Set exercise: Look through the data below and return each line where "matplotlib" appears.

Collected data:
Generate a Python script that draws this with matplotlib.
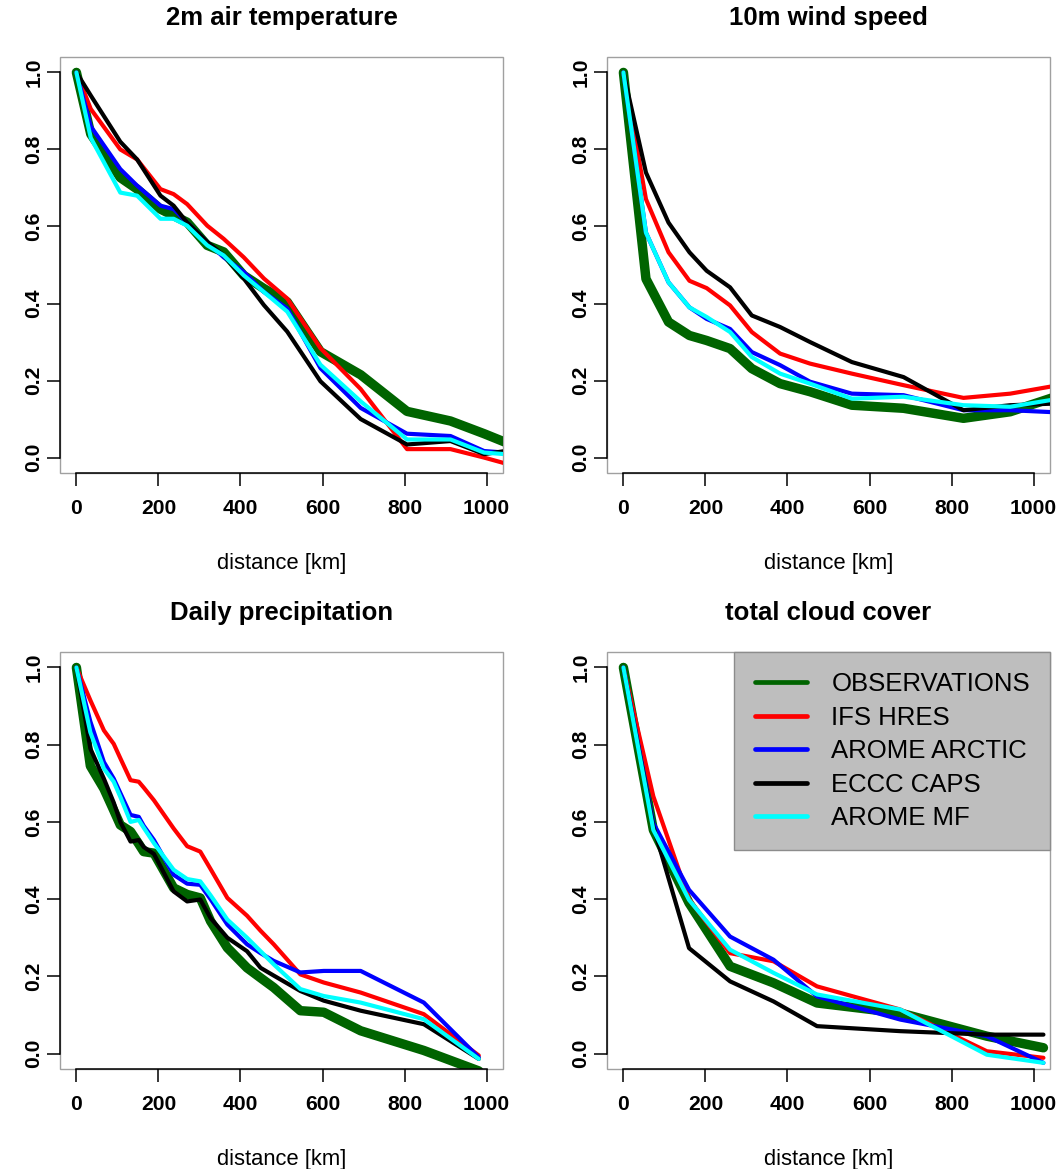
import matplotlib
matplotlib.use("Agg")
import matplotlib.pyplot as plt
from matplotlib.patches import Rectangle

plt.rcParams['font.family'] = ['Liberation Sans', 'DejaVu Sans']

# ---------------- data ----------------
models = ["OBSERVATIONS", "IFS HRES", "AROME ARCTIC", "ECCC CAPS", "AROME MF"]
colors = ["#006400", "#ff0000", "#0000ff", "#000000", "#00ffff"]

titles = ["2m air temperature", "10m wind speed", "Daily precipitation", "total cloud cover"]

# 2m air temperature
t2m_dist = [0, 35, 107, 148, 205, 237, 270, 319, 359, 408, 457, 514, 595, 693, 806, 912, 994, 1045]
t2m_obs  = [1.0, 0.84, 0.727, 0.697, 0.645, 0.628, 0.611, 0.551, 0.534, 0.473, 0.439, 0.404, 0.275, 0.215, 0.12, 0.095, 0.062, 0.04]
t2m_ifs  = [1.0, 0.905, 0.80, 0.774, 0.697, 0.684, 0.658, 0.602, 0.568, 0.52, 0.465, 0.413, 0.284, 0.178, 0.022, 0.022, 0.0, -0.015]
t2m_aa   = [1.0, 0.86, 0.749, 0.706, 0.654, 0.645, 0.61, 0.559, 0.52, 0.482, 0.43, 0.387, 0.232, 0.129, 0.062, 0.056, 0.017, 0.013]
t2m_eccc = [1.0, 0.94, 0.82, 0.774, 0.68, 0.654, 0.61, 0.56, 0.525, 0.465, 0.396, 0.327, 0.198, 0.10, 0.034, 0.043, 0.009, 0.017]
t2m_amf  = [1.0, 0.83, 0.688, 0.68, 0.62, 0.62, 0.602, 0.551, 0.525, 0.473, 0.43, 0.379, 0.241, 0.146, 0.047, 0.047, 0.013, 0.009]

# 10m wind speed
ws_dist = [0, 55, 110, 161, 203, 260, 313, 382, 455, 557, 683, 829, 943, 1045]
ws_obs  = [1.0, 0.464, 0.352, 0.317, 0.304, 0.283, 0.231, 0.192, 0.171, 0.136, 0.128, 0.102, 0.119, 0.155]
ws_ifs  = [1.0, 0.671, 0.533, 0.459, 0.44, 0.395, 0.326, 0.27, 0.244, 0.218, 0.188, 0.155, 0.166, 0.185]
ws_aa   = [1.0, 0.584, 0.455, 0.39, 0.36, 0.334, 0.274, 0.24, 0.197, 0.166, 0.162, 0.123, 0.123, 0.118]
ws_eccc = [1.0, 0.74, 0.61, 0.533, 0.485, 0.442, 0.369, 0.339, 0.30, 0.248, 0.209, 0.123, 0.136, 0.14]
ws_amf  = [1.0, 0.584, 0.455, 0.39, 0.365, 0.326, 0.261, 0.218, 0.192, 0.153, 0.158, 0.136, 0.132, 0.15]

# Daily precipitation
pr_dist = [0, 34, 67, 91, 107, 132, 152, 164, 189, 237, 270, 302, 327, 368, 416, 449, 481, 546, 603, 693, 847, 981]
pr_obs  = [1.0, 0.745, 0.686, 0.63, 0.592, 0.575, 0.543, 0.523, 0.519, 0.429, 0.412, 0.403, 0.343, 0.274, 0.222, 0.196, 0.171, 0.111, 0.107, 0.059, 0.008, -0.045]
pr_ifs  = [1.0, 0.915, 0.837, 0.802, 0.765, 0.708, 0.704, 0.689, 0.656, 0.583, 0.537, 0.523, 0.478, 0.403, 0.357, 0.318, 0.283, 0.205, 0.184, 0.158, 0.102, -0.005]
pr_aa   = [1.0, 0.86, 0.755, 0.712, 0.675, 0.618, 0.613, 0.59, 0.553, 0.463, 0.44, 0.437, 0.40, 0.334, 0.283, 0.26, 0.24, 0.21, 0.214, 0.214, 0.132, -0.01]
pr_eccc = [1.0, 0.79, 0.712, 0.65, 0.60, 0.549, 0.553, 0.535, 0.517, 0.42, 0.394, 0.399, 0.351, 0.30, 0.265, 0.222, 0.202, 0.162, 0.137, 0.111, 0.076, -0.014]
pr_amf  = [1.0, 0.832, 0.738, 0.704, 0.665, 0.60, 0.605, 0.585, 0.545, 0.476, 0.452, 0.446, 0.41, 0.347, 0.30, 0.265, 0.231, 0.167, 0.149, 0.132, 0.089, -0.014]

# total cloud cover
tcc_dist = [0, 73, 160, 260, 366, 472, 675, 886, 1024]
tcc_obs  = [1.0, 0.579, 0.39, 0.226, 0.183, 0.131, 0.105, 0.045, 0.015]
tcc_ifs  = [1.0, 0.666, 0.40, 0.26, 0.239, 0.174, 0.114, 0.006, -0.011]
tcc_aa   = [1.0, 0.597, 0.424, 0.303, 0.243, 0.148, 0.088, 0.045, -0.024]
tcc_eccc = [1.0, 0.588, 0.273, 0.187, 0.135, 0.071, 0.058, 0.049, 0.049]
tcc_amf  = [1.0, 0.579, 0.398, 0.269, 0.209, 0.153, 0.114, -0.003, -0.024]

xticks = [0, 200, 400, 600, 800, 1000]
yticks = [0.0, 0.2, 0.4, 0.6, 0.8, 1.0]
ytick_labels = ["0.0", "0.2", "0.4", "0.6", "0.8", "1.0"]

panels = [
    (t2m_dist, [t2m_obs, t2m_ifs, t2m_aa, t2m_eccc, t2m_amf]),
    (ws_dist, [ws_obs, ws_ifs, ws_aa, ws_eccc, ws_amf]),
    (pr_dist, [pr_obs, pr_ifs, pr_aa, pr_eccc, pr_amf]),
    (tcc_dist, [tcc_obs, tcc_ifs, tcc_aa, tcc_eccc, tcc_amf]),
]

# ---------------- figure ----------------
W, H = 1062, 1169
fig = plt.figure(figsize=(W / 100, H / 100), dpi=100)

# panel boxes in pixels: (left, top, right, bottom)
boxes = [(60, 57, 503, 473), (607, 57, 1050, 473),
         (60, 652, 503, 1069), (607, 652, 1050, 1069)]

lw_obs = 6.8
lw_mod = 3.0

axes = []
for i, (box, (dist, series)) in enumerate(zip(boxes, panels)):
    l, t, r, b = box
    ax = fig.add_axes([l / W, 1 - b / H, (r - l) / W, (b - t) / H])
    axes.append(ax)
    for k, (name, col, vals) in enumerate(zip(models, colors, series)):
        ax.plot(dist, vals, color=col, lw=lw_obs if k == 0 else lw_mod,
                solid_capstyle='round', solid_joinstyle='round', label=name,
                zorder=2 + k * 0.01)
    ax.set_xlim(-40, 1040)
    ax.set_ylim(-0.04, 1.04)

    # gray box + black axis lines (R style)
    for s in ("top", "right"):
        ax.spines[s].set_visible(False)
    ax.spines["bottom"].set_bounds(0, 1000)
    ax.spines["left"].set_bounds(0, 1)
    for s in ("bottom", "left"):
        ax.spines[s].set_color("black")
        ax.spines[s].set_linewidth(1.1)
    ax.add_patch(Rectangle((0, 0), 1, 1, transform=ax.transAxes, fill=False,
                           ec="#a0a0a0", lw=1.0, zorder=1, clip_on=False))

    ax.set_xticks(xticks)
    ax.set_xticklabels([str(v) for v in xticks], fontsize=15.2, fontweight="bold")
    ax.set_yticks(yticks)
    ax.set_yticklabels(ytick_labels, fontsize=15.2, fontweight="bold",
                       rotation=90, va="center")
    ax.tick_params(axis="both", direction="out", length=9.4, width=1.1, color="black")
    ax.tick_params(axis="x", pad=9)
    ax.tick_params(axis="y", pad=2.5)

    hpx = b - t
    ax.set_xlabel("distance [km]", fontsize=15.8)
    ax.xaxis.set_label_coords(0.5, -90 / hpx)
    ax.xaxis.label.set_va("center")
    ax.text(0.5, 1 + 39 / hpx, titles[i], transform=ax.transAxes,
            ha="center", va="center", fontsize=18.5, fontweight="bold")

leg = axes[3].legend(loc="upper right", borderaxespad=0, frameon=True, fancybox=False,
                     facecolor="#bebebe", edgecolor="#8c8c8c", framealpha=1,
                     fontsize=18.5, handlelength=2.06, handletextpad=0.93,
                     borderpad=0.78, labelspacing=0.37)
leg.get_frame().set_linewidth(1.0)
for h in leg.get_lines():
    h.set_linewidth(3.4)

fig.savefig("out.png", dpi=100)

Solution to this problem:
Generate a Python script that draws this with matplotlib.
import matplotlib
matplotlib.use("Agg")
import matplotlib.pyplot as plt
from matplotlib.patches import Rectangle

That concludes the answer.